===== DATA EXTRACT

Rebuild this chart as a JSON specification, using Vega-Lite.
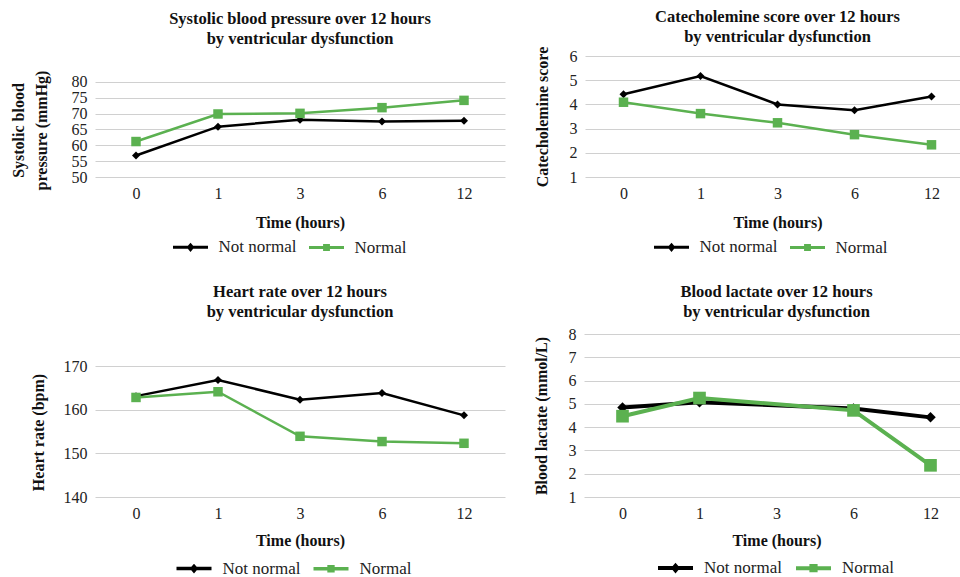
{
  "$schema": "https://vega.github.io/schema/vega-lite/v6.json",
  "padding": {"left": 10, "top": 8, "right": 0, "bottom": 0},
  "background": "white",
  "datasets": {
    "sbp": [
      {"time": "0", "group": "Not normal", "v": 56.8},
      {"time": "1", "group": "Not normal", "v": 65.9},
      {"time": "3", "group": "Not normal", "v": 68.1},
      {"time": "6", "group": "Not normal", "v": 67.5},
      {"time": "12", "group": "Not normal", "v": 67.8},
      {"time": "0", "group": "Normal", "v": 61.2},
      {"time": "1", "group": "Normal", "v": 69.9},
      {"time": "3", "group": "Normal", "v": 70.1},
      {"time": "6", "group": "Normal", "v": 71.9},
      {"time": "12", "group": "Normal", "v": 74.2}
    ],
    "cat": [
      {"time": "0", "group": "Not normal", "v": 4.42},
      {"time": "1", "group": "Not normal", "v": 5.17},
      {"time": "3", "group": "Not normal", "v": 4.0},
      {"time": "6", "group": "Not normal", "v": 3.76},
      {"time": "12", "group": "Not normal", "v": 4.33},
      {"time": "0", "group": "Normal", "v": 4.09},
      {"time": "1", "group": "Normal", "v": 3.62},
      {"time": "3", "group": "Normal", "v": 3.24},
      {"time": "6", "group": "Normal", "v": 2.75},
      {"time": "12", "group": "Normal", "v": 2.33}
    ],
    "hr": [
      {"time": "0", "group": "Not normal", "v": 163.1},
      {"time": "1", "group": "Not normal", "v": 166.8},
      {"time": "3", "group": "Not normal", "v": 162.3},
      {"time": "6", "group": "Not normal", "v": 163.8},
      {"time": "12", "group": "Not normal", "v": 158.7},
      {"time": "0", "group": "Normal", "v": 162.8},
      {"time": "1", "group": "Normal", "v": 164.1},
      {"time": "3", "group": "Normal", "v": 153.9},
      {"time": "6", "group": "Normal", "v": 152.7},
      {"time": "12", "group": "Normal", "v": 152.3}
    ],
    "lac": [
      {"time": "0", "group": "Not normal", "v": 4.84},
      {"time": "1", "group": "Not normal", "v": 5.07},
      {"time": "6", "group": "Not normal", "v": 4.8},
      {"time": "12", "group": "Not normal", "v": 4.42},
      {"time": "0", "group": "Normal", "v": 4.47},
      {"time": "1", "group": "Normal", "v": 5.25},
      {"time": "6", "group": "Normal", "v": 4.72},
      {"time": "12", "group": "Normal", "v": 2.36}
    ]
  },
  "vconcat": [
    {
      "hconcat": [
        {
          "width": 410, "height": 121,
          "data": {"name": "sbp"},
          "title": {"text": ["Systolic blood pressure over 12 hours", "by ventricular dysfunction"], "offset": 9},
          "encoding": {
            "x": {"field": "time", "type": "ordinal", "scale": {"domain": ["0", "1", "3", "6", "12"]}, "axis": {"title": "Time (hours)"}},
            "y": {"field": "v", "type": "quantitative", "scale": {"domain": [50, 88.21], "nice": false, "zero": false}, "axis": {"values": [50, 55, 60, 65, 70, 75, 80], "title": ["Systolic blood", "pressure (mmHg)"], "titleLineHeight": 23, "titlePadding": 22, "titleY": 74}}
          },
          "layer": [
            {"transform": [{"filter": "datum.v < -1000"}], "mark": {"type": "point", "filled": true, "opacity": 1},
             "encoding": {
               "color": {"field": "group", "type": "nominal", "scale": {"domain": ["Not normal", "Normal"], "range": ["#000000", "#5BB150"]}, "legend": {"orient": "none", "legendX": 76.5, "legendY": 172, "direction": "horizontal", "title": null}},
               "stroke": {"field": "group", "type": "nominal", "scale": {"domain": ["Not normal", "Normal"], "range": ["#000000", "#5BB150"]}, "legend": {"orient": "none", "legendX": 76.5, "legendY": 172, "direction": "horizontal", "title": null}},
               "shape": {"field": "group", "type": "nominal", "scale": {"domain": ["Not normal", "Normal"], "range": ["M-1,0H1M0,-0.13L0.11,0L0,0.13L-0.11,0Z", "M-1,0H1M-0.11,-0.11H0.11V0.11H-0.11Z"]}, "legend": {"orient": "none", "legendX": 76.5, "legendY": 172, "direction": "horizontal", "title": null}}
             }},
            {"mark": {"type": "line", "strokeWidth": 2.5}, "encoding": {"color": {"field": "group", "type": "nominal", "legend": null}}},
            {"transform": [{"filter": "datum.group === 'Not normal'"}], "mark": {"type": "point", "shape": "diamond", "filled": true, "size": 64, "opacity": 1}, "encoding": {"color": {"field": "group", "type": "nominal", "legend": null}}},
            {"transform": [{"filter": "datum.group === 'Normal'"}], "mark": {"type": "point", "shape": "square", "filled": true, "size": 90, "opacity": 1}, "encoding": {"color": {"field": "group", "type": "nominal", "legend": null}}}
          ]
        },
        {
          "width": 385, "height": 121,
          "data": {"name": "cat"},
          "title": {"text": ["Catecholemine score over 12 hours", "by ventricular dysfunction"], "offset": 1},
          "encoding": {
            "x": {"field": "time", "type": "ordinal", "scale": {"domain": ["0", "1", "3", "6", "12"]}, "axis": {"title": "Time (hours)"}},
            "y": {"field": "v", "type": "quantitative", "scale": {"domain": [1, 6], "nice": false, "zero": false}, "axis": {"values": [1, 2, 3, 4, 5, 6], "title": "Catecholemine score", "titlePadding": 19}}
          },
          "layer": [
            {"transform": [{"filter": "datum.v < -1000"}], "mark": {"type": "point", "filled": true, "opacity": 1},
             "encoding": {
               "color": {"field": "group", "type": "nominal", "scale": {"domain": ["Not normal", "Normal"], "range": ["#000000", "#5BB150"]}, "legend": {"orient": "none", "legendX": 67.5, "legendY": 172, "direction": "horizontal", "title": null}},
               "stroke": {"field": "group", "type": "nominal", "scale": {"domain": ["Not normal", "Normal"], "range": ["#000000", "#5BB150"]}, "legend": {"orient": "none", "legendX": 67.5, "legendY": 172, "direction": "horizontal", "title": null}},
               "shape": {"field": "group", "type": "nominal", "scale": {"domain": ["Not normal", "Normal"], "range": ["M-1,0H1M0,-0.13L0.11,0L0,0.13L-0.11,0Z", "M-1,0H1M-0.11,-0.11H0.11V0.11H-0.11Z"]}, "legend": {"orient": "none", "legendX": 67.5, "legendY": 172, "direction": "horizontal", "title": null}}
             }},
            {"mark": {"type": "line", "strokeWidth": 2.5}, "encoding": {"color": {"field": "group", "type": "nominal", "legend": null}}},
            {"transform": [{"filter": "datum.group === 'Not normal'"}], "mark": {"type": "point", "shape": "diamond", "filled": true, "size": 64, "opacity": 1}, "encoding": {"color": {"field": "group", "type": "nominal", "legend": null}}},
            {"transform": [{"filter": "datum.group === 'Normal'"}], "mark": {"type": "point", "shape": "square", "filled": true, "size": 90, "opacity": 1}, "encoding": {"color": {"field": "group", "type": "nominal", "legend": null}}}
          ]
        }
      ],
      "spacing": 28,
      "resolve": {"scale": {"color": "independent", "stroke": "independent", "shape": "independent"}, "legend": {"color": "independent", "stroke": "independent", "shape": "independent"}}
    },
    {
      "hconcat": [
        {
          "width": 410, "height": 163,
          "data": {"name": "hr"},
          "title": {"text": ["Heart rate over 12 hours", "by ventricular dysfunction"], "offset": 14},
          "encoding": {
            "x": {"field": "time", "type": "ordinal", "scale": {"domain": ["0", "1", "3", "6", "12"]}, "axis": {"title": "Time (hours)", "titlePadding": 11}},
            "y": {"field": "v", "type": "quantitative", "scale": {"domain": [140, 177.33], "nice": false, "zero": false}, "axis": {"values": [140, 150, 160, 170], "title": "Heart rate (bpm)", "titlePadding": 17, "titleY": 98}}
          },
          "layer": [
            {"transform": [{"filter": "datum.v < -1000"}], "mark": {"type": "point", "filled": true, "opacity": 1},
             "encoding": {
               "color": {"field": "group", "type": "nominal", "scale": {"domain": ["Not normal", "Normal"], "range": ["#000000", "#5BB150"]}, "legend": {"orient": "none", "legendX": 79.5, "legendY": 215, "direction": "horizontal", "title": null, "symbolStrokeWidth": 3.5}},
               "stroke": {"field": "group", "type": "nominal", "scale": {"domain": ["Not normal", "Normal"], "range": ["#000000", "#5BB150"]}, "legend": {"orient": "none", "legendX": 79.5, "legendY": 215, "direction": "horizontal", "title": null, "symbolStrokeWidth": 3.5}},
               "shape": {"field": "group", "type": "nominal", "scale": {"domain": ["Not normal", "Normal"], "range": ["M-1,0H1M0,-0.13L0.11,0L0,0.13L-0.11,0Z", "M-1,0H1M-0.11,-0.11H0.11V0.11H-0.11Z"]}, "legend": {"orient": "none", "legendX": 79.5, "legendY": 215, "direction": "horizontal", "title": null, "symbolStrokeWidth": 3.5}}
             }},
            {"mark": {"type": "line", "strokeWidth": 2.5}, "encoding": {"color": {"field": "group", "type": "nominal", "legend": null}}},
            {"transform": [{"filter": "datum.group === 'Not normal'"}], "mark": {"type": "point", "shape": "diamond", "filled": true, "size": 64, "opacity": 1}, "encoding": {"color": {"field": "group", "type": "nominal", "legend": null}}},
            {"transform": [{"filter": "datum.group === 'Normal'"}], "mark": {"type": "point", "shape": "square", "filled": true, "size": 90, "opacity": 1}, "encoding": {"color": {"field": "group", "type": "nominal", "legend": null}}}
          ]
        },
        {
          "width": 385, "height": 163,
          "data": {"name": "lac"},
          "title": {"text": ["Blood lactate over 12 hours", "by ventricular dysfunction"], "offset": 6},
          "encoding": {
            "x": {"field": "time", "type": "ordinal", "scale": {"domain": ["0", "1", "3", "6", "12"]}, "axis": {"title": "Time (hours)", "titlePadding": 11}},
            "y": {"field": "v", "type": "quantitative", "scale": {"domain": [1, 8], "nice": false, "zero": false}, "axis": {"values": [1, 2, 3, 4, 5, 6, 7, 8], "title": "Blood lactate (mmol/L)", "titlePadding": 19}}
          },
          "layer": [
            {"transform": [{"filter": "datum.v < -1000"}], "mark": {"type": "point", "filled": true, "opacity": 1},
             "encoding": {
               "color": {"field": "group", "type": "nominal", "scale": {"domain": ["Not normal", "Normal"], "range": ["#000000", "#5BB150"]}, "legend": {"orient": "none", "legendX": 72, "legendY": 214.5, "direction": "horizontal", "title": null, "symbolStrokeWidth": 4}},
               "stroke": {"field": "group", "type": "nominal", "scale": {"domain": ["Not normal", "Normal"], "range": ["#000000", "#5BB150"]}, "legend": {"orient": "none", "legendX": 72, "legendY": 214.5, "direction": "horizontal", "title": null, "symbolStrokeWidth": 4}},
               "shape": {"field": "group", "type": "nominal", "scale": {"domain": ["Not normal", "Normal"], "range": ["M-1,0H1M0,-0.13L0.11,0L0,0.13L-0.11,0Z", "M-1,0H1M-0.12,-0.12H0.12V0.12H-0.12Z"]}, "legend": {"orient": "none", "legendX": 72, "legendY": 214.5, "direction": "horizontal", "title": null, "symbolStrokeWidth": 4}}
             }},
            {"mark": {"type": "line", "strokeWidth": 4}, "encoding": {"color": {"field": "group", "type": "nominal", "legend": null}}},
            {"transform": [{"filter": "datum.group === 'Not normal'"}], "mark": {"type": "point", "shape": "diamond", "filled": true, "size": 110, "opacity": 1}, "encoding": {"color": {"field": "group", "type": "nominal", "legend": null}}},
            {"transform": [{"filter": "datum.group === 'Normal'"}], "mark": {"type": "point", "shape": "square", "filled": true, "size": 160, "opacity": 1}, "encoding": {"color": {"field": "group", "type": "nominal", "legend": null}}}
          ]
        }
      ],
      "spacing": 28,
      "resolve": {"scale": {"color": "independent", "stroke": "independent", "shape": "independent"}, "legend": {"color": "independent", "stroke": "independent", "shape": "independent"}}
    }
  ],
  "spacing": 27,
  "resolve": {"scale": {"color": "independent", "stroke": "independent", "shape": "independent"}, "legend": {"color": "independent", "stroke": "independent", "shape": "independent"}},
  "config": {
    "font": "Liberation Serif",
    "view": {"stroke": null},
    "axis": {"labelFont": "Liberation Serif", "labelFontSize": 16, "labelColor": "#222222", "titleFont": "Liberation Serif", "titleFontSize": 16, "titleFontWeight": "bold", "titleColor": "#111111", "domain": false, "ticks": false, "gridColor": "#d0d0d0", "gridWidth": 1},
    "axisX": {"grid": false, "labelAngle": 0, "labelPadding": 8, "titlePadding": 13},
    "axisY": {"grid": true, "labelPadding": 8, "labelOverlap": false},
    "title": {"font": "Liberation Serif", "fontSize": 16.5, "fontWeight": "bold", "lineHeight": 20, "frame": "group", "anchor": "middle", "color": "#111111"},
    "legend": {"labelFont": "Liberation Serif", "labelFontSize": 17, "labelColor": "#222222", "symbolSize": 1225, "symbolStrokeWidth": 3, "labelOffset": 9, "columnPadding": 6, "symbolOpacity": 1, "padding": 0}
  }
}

==========
===== DATA EXTRACT

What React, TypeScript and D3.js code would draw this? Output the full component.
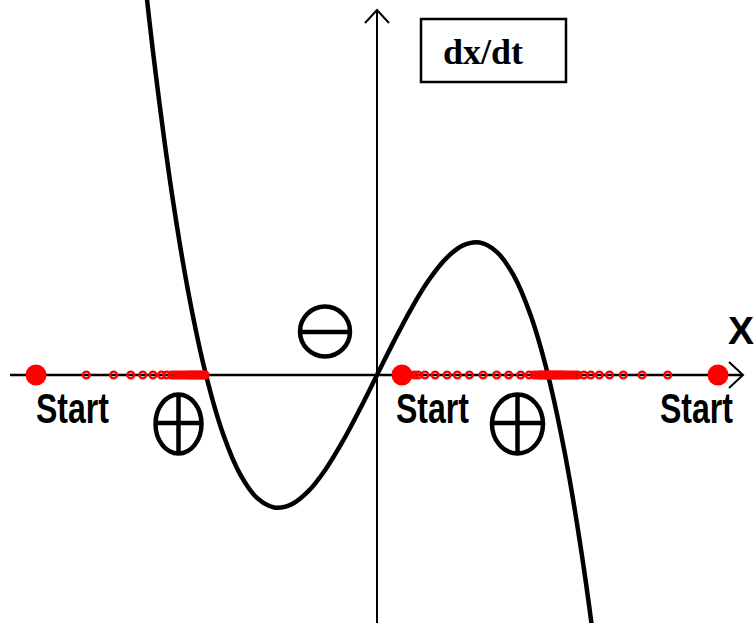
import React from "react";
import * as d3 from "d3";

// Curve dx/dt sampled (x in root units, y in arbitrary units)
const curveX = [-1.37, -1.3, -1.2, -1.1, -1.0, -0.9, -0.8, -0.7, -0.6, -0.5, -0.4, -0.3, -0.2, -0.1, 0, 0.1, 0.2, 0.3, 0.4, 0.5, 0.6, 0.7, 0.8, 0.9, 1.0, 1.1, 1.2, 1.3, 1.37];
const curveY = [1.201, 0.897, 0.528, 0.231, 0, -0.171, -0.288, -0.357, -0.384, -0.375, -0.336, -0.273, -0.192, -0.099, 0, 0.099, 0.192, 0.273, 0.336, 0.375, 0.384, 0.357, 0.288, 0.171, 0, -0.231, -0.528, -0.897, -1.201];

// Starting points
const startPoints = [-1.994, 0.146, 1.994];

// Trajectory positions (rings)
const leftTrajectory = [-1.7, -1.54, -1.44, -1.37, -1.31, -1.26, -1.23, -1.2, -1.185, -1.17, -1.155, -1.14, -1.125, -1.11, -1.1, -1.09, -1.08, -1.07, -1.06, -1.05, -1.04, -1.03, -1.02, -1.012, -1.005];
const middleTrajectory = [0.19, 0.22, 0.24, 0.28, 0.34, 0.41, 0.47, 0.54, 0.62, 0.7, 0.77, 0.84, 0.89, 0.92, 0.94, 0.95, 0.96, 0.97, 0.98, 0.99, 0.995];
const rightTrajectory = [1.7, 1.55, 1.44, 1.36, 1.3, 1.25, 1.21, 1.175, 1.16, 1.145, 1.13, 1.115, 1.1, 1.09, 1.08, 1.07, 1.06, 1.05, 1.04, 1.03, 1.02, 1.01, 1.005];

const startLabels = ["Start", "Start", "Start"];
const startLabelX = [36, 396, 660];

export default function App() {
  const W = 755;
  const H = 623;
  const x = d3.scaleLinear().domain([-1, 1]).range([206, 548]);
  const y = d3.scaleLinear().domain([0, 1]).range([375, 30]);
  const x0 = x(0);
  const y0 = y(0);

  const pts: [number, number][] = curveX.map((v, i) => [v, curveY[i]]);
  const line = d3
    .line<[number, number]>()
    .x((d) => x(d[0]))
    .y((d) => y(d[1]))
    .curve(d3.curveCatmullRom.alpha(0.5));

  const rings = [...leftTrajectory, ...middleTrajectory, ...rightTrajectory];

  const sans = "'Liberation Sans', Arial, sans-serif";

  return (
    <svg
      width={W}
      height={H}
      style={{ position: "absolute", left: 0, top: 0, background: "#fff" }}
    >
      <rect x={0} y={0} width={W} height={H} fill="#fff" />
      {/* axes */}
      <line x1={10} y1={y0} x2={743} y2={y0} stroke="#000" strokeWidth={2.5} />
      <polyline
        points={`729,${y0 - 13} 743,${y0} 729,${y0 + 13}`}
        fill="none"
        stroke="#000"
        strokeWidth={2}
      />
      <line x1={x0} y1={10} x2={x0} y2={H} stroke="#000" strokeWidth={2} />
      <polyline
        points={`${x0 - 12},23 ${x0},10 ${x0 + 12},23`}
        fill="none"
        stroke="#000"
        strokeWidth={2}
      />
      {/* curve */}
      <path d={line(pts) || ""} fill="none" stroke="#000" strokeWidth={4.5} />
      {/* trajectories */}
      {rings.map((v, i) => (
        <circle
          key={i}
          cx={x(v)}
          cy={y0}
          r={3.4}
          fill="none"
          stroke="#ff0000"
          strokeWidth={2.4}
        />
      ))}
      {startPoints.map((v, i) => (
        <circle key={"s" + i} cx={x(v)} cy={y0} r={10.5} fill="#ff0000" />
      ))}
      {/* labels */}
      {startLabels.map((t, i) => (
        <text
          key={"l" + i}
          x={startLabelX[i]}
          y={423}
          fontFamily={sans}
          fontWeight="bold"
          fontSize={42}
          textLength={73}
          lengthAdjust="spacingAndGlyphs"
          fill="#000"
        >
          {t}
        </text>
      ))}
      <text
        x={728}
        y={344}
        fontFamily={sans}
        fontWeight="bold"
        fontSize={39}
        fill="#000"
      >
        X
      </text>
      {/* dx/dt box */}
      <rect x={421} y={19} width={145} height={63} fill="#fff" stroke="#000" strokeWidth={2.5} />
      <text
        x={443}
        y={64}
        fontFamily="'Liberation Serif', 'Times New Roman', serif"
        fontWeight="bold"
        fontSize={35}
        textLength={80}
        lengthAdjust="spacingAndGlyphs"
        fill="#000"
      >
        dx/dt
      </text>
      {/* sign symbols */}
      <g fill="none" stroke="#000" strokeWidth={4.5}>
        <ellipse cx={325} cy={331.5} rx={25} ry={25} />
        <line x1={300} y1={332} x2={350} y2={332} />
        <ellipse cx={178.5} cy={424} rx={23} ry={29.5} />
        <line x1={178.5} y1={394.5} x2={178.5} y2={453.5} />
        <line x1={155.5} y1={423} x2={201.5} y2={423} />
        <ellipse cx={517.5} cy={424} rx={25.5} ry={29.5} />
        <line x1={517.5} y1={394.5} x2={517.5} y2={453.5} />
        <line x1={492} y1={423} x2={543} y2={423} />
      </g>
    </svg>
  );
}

==========
===== DATA EXTRACT

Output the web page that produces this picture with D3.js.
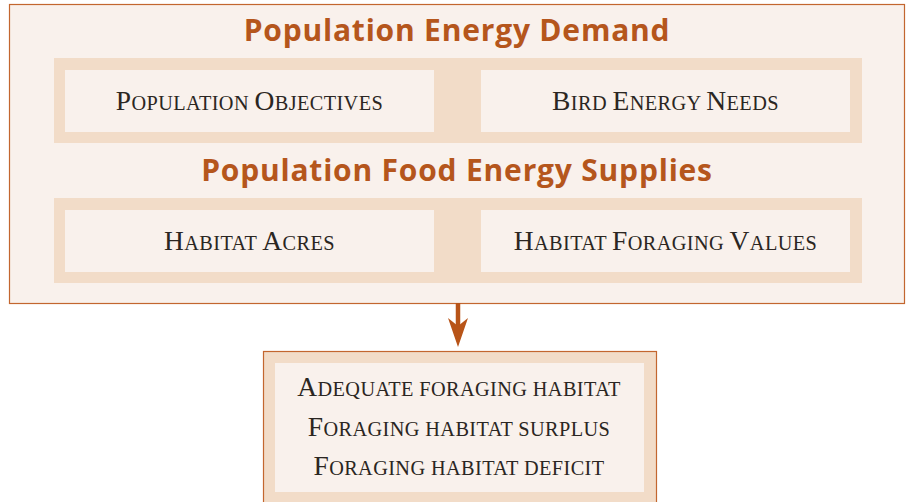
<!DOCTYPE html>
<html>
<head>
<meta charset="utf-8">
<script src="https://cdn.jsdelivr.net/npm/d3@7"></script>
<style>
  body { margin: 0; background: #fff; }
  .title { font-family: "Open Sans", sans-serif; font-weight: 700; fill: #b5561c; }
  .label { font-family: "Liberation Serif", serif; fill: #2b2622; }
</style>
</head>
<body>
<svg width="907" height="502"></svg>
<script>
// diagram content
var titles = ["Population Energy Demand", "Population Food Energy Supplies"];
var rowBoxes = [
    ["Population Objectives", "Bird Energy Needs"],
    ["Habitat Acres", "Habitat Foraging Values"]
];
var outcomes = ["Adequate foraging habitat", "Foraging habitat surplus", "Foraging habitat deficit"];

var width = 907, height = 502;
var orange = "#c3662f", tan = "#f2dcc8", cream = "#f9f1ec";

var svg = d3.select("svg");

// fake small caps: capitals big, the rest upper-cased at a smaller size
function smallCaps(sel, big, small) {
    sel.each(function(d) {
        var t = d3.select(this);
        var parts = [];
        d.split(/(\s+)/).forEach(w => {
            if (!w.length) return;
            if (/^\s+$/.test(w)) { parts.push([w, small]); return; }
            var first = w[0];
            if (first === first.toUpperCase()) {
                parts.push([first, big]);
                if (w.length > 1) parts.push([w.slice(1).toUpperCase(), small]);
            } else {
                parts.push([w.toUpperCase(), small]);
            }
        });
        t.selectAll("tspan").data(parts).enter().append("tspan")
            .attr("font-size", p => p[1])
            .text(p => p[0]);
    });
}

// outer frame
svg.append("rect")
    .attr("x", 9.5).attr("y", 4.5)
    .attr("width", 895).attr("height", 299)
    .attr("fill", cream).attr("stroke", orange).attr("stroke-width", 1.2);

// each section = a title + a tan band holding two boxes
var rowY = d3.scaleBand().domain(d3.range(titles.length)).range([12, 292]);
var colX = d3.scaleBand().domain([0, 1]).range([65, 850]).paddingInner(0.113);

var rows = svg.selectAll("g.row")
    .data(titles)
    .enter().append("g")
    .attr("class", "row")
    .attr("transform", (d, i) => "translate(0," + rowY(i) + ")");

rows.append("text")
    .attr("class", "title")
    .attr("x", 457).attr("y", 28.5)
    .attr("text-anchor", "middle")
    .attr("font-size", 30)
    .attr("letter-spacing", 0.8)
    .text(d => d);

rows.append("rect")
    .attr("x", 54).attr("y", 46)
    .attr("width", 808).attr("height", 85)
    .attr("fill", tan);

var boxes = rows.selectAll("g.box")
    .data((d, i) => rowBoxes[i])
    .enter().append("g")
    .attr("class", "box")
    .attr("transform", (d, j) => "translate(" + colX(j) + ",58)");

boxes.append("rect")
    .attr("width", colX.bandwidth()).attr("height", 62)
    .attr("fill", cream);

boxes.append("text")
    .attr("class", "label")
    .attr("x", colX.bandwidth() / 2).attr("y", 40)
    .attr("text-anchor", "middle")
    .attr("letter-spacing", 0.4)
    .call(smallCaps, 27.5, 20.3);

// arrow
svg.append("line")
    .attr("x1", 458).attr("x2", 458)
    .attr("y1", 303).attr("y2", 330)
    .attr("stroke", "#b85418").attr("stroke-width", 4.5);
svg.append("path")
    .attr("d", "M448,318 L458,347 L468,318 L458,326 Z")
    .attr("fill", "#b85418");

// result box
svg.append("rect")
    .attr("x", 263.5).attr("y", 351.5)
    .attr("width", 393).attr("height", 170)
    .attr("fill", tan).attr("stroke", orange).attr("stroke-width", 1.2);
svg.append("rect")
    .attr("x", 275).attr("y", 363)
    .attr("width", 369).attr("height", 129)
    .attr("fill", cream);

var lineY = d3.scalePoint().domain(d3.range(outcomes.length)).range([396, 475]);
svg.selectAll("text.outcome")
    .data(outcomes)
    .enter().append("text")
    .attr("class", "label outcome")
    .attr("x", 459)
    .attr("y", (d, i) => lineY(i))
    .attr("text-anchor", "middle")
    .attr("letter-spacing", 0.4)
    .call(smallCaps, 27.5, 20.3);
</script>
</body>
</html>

==========

### WRITTEN INSTRUCTION
Transcribe the lines between the one holding "What React, TypeScript" and the one holding "import * as", inclusive, and leave out any pictures.

### SOLUTION TO THE PROBLEM
What React, TypeScript and D3.js code would draw this? Output the full component.
import React from "react";
import * as d3 from "d3";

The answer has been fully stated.